Professor Robert Wistrich, perhaps the foremost historian of anti-Semitism in our generation, has built an irrefutable case to expose the true face of “Islamofascism.” In this exclusive interview with Mishpacha, Professor Wistrich traces Islamofascism’s ignoble birth; how the sickness has intensified as a result of classical and Nazi-era anti-Semitism; and how the relative ignorance of Western society enables it to flourish. And he offers the one and only remedy the Jewish people have to battle it.

Wednesday, January 26, 2011

Due to ongoing renovations at the Hebrew University’s Vidal Sassoon Center for the Study of Anti-Semitism, my conversation with the center’s director, Professor Robert Wistrich, took place in a small academic conference room. But Professor Wistrich had no trouble establishing an air of intimacy in the somewhat austere setting, and our talks extended over several hours.

Our discussion eventually took us beyond the confines of his newest book, A Lethal Obsession, to central questions of Jewish identity and the search for a perspective on the endlessly erratic nature of anti-Semitism.

Though A Lethal Obsession is densely packed, it is far more than a brilliant academic study. It has vital implications for many of the most pressing issues affecting Jews around the world, and especially those living in Israel.

Our talk began with some personal history, as I tried to gain a feeling for the author behind the book.

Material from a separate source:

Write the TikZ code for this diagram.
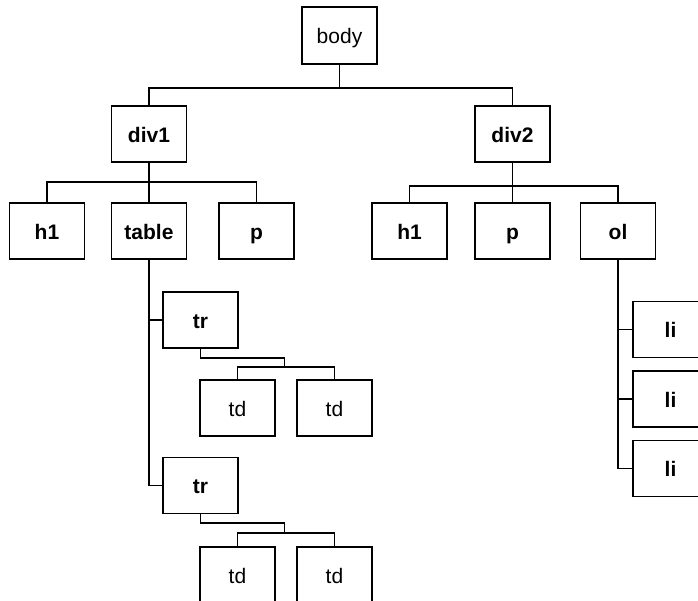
\documentclass[tikz,border=0pt]{standalone}
\usepackage{fontspec}
\setmainfont{Liberation Sans}
\begin{document}
\begin{tikzpicture}[x=1pt,y=-1pt,line width=1.1pt,
  elem/.style={draw,minimum width=75pt,minimum height=56pt,inner sep=0pt,text height=16.5pt,text depth=0pt,font=\fontsize{21}{24}\selectfont\bfseries},
  plain/.style={elem,font=\fontsize{21}{24}\selectfont}]
\useasboundingbox (0,0) rectangle (698,600);
\node[plain,minimum height=57pt] (body) at (339.5,35.5) {body};
\node[elem] (div1) at (149,134) {div1};
\node[elem] (div2) at (512.5,134) {div2};
\node[elem] (h1a) at (47,231) {h1};
\node[elem] (table) at (149,231) {table};
\node[elem] (pa) at (256.5,231) {p};
\node[elem] (h1b) at (409.5,231) {h1};
\node[elem] (pb) at (512.5,231) {p};
\node[elem] (ol) at (618,231) {ol};
\node[elem] (tr1) at (200.5,320) {tr};
\node[elem] (tr2) at (200.5,485.5) {tr};
\node[plain] (td1) at (237.5,408) {td};
\node[plain] (td2) at (334.5,408) {td};
\node[plain] (td3) at (237.5,575) {td};
\node[plain] (td4) at (334.5,575) {td};
\node[elem] (li1) at (670.5,329.5) {li};
\node[elem] (li2) at (670.5,399) {li};
\node[elem] (li3) at (670.5,468.5) {li};
% body
\coordinate (busA) at (339.5,88);
\draw (body.south) -- (busA);
\draw (div1.north) |- (busA) -| (div2.north);
% div1
\coordinate (bus1) at (149,182);
\draw (div1.south) -- (bus1) -- (table.north);
\draw (h1a.north) |- (bus1) -| (pa.north);
% div2
\coordinate (bus2) at (512.5,186);
\draw (div2.south) -- (bus2) -- (pb.north);
\draw (h1b.north) |- (bus2) -| (ol.north);
% table
\draw (table.south) |- (tr2.west);
\draw (table.south |- tr1.west) -- (tr1.west);
% tr1
\coordinate (t1a) at (284.5,358);
\coordinate (t1b) at (284.5,367);
\draw (tr1.south) |- (t1a) -- (t1b);
\draw (td1.north) |- (t1b) -| (td2.north);
% tr2
\coordinate (t2a) at (284.5,523);
\coordinate (t2b) at (284.5,533);
\draw (tr2.south) |- (t2a) -- (t2b);
\draw (td3.north) |- (t2b) -| (td4.north);
% ol
\draw (ol.south) |- (li3.west);
\draw (ol.south |- li1.west) -- (li1.west);
\draw (ol.south |- li2.west) -- (li2.west);
\end{tikzpicture}
\end{document}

You hold appointments in both European and Jewish history at the Hebrew University. So I gather that your academic interests were not initially confined to anti-Semitism, no matter how broadly defined.

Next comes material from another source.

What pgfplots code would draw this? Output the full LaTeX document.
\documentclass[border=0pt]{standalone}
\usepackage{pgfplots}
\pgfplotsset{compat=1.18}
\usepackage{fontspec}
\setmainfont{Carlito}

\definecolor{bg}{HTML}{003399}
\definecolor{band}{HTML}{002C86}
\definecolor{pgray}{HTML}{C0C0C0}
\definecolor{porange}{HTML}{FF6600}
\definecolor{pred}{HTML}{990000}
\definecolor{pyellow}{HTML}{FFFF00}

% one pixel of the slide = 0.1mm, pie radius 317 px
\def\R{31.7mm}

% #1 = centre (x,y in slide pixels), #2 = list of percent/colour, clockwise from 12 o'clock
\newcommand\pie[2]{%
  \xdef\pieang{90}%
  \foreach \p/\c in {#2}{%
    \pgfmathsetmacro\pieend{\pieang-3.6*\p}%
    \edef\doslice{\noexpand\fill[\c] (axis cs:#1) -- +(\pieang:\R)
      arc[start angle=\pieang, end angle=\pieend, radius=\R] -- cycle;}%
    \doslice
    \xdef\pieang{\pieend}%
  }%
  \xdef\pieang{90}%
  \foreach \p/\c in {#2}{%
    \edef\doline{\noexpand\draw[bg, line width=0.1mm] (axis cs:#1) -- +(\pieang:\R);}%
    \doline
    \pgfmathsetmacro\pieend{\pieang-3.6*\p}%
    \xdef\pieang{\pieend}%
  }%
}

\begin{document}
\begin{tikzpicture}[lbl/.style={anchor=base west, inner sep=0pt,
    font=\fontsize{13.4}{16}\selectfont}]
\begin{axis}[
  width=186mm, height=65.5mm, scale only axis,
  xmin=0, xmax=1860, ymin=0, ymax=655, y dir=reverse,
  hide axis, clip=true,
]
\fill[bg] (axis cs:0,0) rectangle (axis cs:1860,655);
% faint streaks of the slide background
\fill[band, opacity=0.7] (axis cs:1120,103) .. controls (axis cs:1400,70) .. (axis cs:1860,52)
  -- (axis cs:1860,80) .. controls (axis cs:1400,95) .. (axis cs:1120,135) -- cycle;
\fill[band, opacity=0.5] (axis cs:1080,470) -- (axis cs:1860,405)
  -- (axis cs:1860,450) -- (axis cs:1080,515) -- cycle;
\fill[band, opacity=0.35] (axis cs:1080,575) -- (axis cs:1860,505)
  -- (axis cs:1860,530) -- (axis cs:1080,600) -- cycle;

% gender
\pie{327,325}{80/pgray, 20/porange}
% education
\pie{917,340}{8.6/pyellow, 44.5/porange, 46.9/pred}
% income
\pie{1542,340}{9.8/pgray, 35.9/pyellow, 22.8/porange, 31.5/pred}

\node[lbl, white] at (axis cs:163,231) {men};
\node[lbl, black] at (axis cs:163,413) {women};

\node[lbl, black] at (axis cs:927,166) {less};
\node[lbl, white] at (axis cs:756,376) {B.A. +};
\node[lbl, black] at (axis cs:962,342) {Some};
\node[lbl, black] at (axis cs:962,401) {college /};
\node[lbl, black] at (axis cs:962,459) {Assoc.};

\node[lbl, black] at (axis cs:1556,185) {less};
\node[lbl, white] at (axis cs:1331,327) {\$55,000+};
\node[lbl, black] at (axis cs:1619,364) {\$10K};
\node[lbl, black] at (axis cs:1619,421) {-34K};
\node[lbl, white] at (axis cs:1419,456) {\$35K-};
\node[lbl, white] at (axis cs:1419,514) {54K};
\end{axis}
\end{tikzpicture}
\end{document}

That’s true. My doctoral thesis at University College London was on socialism and the Jews in Germany and Austria, and I’ve written several books on subjects connected with Central Europe, including The Jews of Vienna in the Age of Franz Joseph, which won the Austrian State Prize for History.


What brought you to the study of anti-Semitism? Was it something in your own personal history?

My parents were forced to flee Krakow for the Soviet Union when the Germans invaded Poland. I was born in the Muslim Soviet republic of Kazakhstan in 1945. After the war, we moved to London, after spending several years in Poland and France.

My parents were modern, Polish-speaking Jews. My father was a member of HaShomer HaTzair. But my mother’s father was a strictly observant Jew. I have warm childhood memories of accompanying him to Munk’s shul in Golders Green and of the family Sedorim he conducted.

However, I would not say that personal history was the most important influence pushing me towards the study of anti-Semitism. In 1974, after completing my doctorate, I was appointed director of research at the Institute of Contemporary History in London, which housed the Wiener Library. Alfred Wiener was a Prussian Jew from Potsdam, near Berlin, who was very active in Jewish self-defense organizations in Germany. He assembled an extremely impressive collection of documents concerning Hitler’s Nazi Party, which he managed to take with him when he fled Germany. Subsequently, his collection provided much of the crucial documentation used in the Nuremberg trials of Nazi leaders after the war. It was while working with these documents that my research began to focus more on anti-Semitism.